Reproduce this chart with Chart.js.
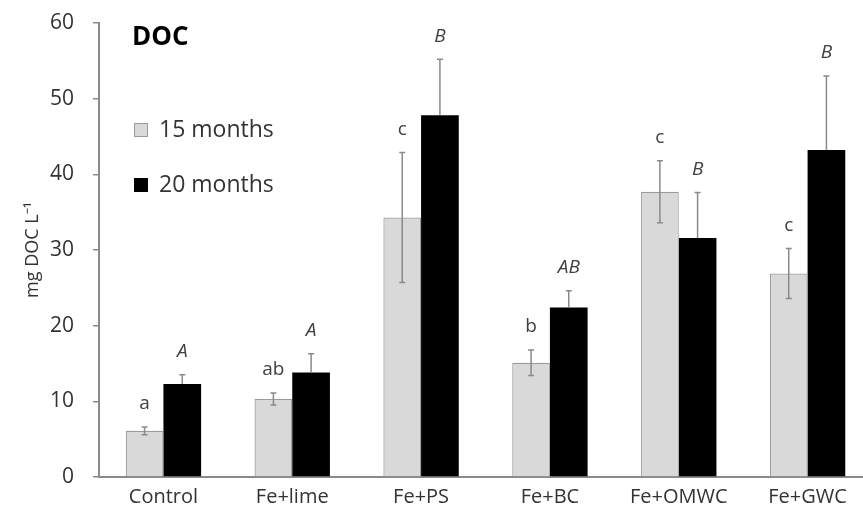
<!DOCTYPE html>
<html><head><meta charset="utf-8">
<script src="https://cdn.jsdelivr.net/npm/chart.js@4/dist/chart.umd.min.js"></script>
<style>
html,body{margin:0;padding:0;background:#fff;overflow:hidden;}
#wrap{position:relative;width:882px;height:523px;}
</style></head><body>
<div id="wrap"><canvas id="c"></canvas></div>
<script>
const categories = ['Control','Fe+lime','Fe+PS','Fe+BC','Fe+OMWC','Fe+GWC'];
const seriesNames = ['15 months','20 months'];
const values15 = [6.1, 10.3, 34.3, 15.1, 37.7, 26.9];
const values20 = [12.3, 13.8, 47.8, 22.4, 31.6, 43.2];
const err15 = [0.5, 0.8, 8.6, 1.7, 4.1, 3.3];
const err20 = [1.2, 2.5, 7.4, 2.2, 6.0, 9.8];
const letters15 = ['a','ab','c','b','c','c'];
const letters20 = ['A','A','B','AB','B','B'];
const yTicks = [0,10,20,30,40,50,60];
const chartTitle = 'DOC';
const yTitle = 'mg DOC L\u207B\u00B9';

const FONT = "'Open Sans', 'Liberation Sans', sans-serif";

const errorBars = {
  id:'errorBars',
  afterDatasetsDraw(chart){
    const ctx = chart.ctx, y = chart.scales.y;
    const errs = [err15, err20];
    const lets = [letters15, letters20];
    chart.data.datasets.forEach((ds, di)=>{
      const meta = chart.getDatasetMeta(di);
      meta.data.forEach((bar, i)=>{
        const v = ds.data[i], e = errs[di][i];
        const yt = y.getPixelForValue(v+e);
        const yb = di===0 ? y.getPixelForValue(v-e) : y.getPixelForValue(v);
        const x = bar.x;
        ctx.save();
        ctx.strokeStyle = '#8a8a8a';
        ctx.lineWidth = 1.5;
        ctx.beginPath();
        ctx.moveTo(x, yt); ctx.lineTo(x, yb);
        ctx.moveTo(x-3, yt); ctx.lineTo(x+3, yt);
        if (di===0){ ctx.moveTo(x-3, yb); ctx.lineTo(x+3, yb); }
        ctx.stroke();
        ctx.fillStyle = '#404040';
        ctx.font = (di===1 ? 'italic ' : '') + '19px ' + FONT;
        ctx.textAlign = 'center';
        ctx.textBaseline = 'middle';
        ctx.fillText(lets[di][i], x, yt - 23);
        ctx.restore();
      });
    });
  }
};

const customLegend = {
  id:'customLegend',
  afterDraw(chart){
    const ctx = chart.ctx;
    ctx.save();
    ctx.fillStyle = '#000';
    ctx.font = 'bold 26px ' + FONT;
    ctx.textAlign = 'left';
    ctx.textBaseline = 'middle';
    ctx.fillText(chartTitle, 132, 38);
    const ys = [130, 185];
    chart.data.datasets.forEach((ds, di)=>{
      const yy = ys[di];
      ctx.fillStyle = ds.backgroundColor;
      ctx.fillRect(134, yy-7, 14, 14);
      ctx.strokeStyle = ds.borderColor;
      ctx.lineWidth = 1;
      ctx.strokeRect(134.5, yy-6.5, 13, 13);
      ctx.fillStyle = '#333';
      ctx.font = '23px ' + FONT;
      ctx.fillText(ds.label, 159, yy);
    });
    ctx.restore();
  }
};

new Chart(document.getElementById('c'), {
  type:'bar',
  data:{
    labels:categories,
    datasets:[
      {label:seriesNames[0], data:values15, backgroundColor:'#d9d9d9', borderColor:'#9a9a9a', borderWidth:1.2, barPercentage:1, categoryPercentage:0.585},
      {label:seriesNames[1], data:values20, backgroundColor:'#000000', borderColor:'#000000', borderWidth:0, barPercentage:1, categoryPercentage:0.585}
    ]
  },
  options:{
    responsive:true,
    maintainAspectRatio:false,
    animation:false,
    layout:{padding:{left:0, right:10, top:23, bottom:6}},
    plugins:{legend:{display:false}, tooltip:{enabled:false}},
    scales:{
      x:{
        grid:{display:false, drawTicks:false},
        border:{color:'#8a8a8a', width:2},
        ticks:{color:'#333', font:{family:FONT, size:20}, padding:8}
      },
      y:{
        min:0, max:60,
        afterBuildTicks(scale){ scale.ticks = yTicks.map(v=>({value:v})); },
        afterFit(scale){ scale.width = 99; scale.paddingTop = 0; scale.paddingBottom = 0; },
        grid:{drawOnChartArea:false, drawTicks:true, tickLength:6, color:'#8a8a8a', lineWidth:1.5},
        border:{color:'#8a8a8a', width:2},
        ticks:{color:'#333', font:{family:FONT, size:21}, padding:19},
        title:{display:true, text:yTitle, color:'#333', font:{family:FONT, size:18}, padding:{top:22, bottom:0}}
      }
    }
  },
  plugins:[errorBars, customLegend]
});
</script>
</body></html>
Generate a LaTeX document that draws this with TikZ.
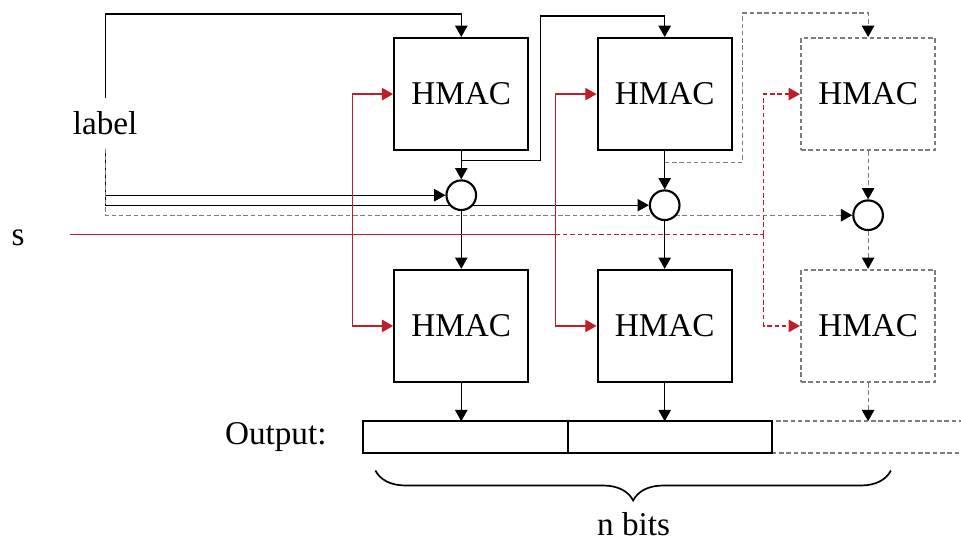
====
» Task details
Extract the text of all the records above verbatim, excluding pictures.

» Expected output
Reproduce this chart with Chart.js.
<!DOCTYPE html>
<html><head><meta charset="utf-8">
<script src="https://cdn.jsdelivr.net/npm/chart.js@4/dist/chart.umd.min.js"></script>
<style>
html,body{margin:0;padding:0;background:#fff;overflow:hidden;}
#wrap{position:relative;width:882px;height:523px;}
</style></head><body>
<div id="wrap"><canvas id="c"></canvas></div>
<script>
const categories = ['Control','Fe+lime','Fe+PS','Fe+BC','Fe+OMWC','Fe+GWC'];
const seriesNames = ['15 months','20 months'];
const values15 = [6.1, 10.3, 34.3, 15.1, 37.7, 26.9];
const values20 = [12.3, 13.8, 47.8, 22.4, 31.6, 43.2];
const err15 = [0.5, 0.8, 8.6, 1.7, 4.1, 3.3];
const err20 = [1.2, 2.5, 7.4, 2.2, 6.0, 9.8];
const letters15 = ['a','ab','c','b','c','c'];
const letters20 = ['A','A','B','AB','B','B'];
const yTicks = [0,10,20,30,40,50,60];
const chartTitle = 'DOC';
const yTitle = 'mg DOC L\u207B\u00B9';

const FONT = "'Open Sans', 'Liberation Sans', sans-serif";

const errorBars = {
  id:'errorBars',
  afterDatasetsDraw(chart){
    const ctx = chart.ctx, y = chart.scales.y;
    const errs = [err15, err20];
    const lets = [letters15, letters20];
    chart.data.datasets.forEach((ds, di)=>{
      const meta = chart.getDatasetMeta(di);
      meta.data.forEach((bar, i)=>{
        const v = ds.data[i], e = errs[di][i];
        const yt = y.getPixelForValue(v+e);
        const yb = di===0 ? y.getPixelForValue(v-e) : y.getPixelForValue(v);
        const x = bar.x;
        ctx.save();
        ctx.strokeStyle = '#8a8a8a';
        ctx.lineWidth = 1.5;
        ctx.beginPath();
        ctx.moveTo(x, yt); ctx.lineTo(x, yb);
        ctx.moveTo(x-3, yt); ctx.lineTo(x+3, yt);
        if (di===0){ ctx.moveTo(x-3, yb); ctx.lineTo(x+3, yb); }
        ctx.stroke();
        ctx.fillStyle = '#404040';
        ctx.font = (di===1 ? 'italic ' : '') + '19px ' + FONT;
        ctx.textAlign = 'center';
        ctx.textBaseline = 'middle';
        ctx.fillText(lets[di][i], x, yt - 23);
        ctx.restore();
      });
    });
  }
};

const customLegend = {
  id:'customLegend',
  afterDraw(chart){
    const ctx = chart.ctx;
    ctx.save();
    ctx.fillStyle = '#000';
    ctx.font = 'bold 26px ' + FONT;
    ctx.textAlign = 'left';
    ctx.textBaseline = 'middle';
    ctx.fillText(chartTitle, 132, 38);
    const ys = [130, 185];
    chart.data.datasets.forEach((ds, di)=>{
      const yy = ys[di];
      ctx.fillStyle = ds.backgroundColor;
      ctx.fillRect(134, yy-7, 14, 14);
      ctx.strokeStyle = ds.borderColor;
      ctx.lineWidth = 1;
      ctx.strokeRect(134.5, yy-6.5, 13, 13);
      ctx.fillStyle = '#333';
      ctx.font = '23px ' + FONT;
      ctx.fillText(ds.label, 159, yy);
    });
    ctx.restore();
  }
};

new Chart(document.getElementById('c'), {
  type:'bar',
  data:{
    labels:categories,
    datasets:[
      {label:seriesNames[0], data:values15, backgroundColor:'#d9d9d9', borderColor:'#9a9a9a', borderWidth:1.2, barPercentage:1, categoryPercentage:0.585},
      {label:seriesNames[1], data:values20, backgroundColor:'#000000', borderColor:'#000000', borderWidth:0, barPercentage:1, categoryPercentage:0.585}
    ]
  },
  options:{
    responsive:true,
    maintainAspectRatio:false,
    animation:false,
    layout:{padding:{left:0, right:10, top:23, bottom:6}},
    plugins:{legend:{display:false}, tooltip:{enabled:false}},
    scales:{
      x:{
        grid:{display:false, drawTicks:false},
        border:{color:'#8a8a8a', width:2},
        ticks:{color:'#333', font:{family:FONT, size:20}, padding:8}
      },
      y:{
        min:0, max:60,
        afterBuildTicks(scale){ scale.ticks = yTicks.map(v=>({value:v})); },
        afterFit(scale){ scale.width = 99; scale.paddingTop = 0; scale.paddingBottom = 0; },
        grid:{drawOnChartArea:false, drawTicks:true, tickLength:6, color:'#8a8a8a', lineWidth:1.5},
        border:{color:'#8a8a8a', width:2},
        ticks:{color:'#333', font:{family:FONT, size:21}, padding:19},
        title:{display:true, text:yTitle, color:'#333', font:{family:FONT, size:18}, padding:{top:22, bottom:0}}
      }
    }
  },
  plugins:[errorBars, customLegend]
});
</script>
</body></html>
Generate a LaTeX document that draws this with TikZ.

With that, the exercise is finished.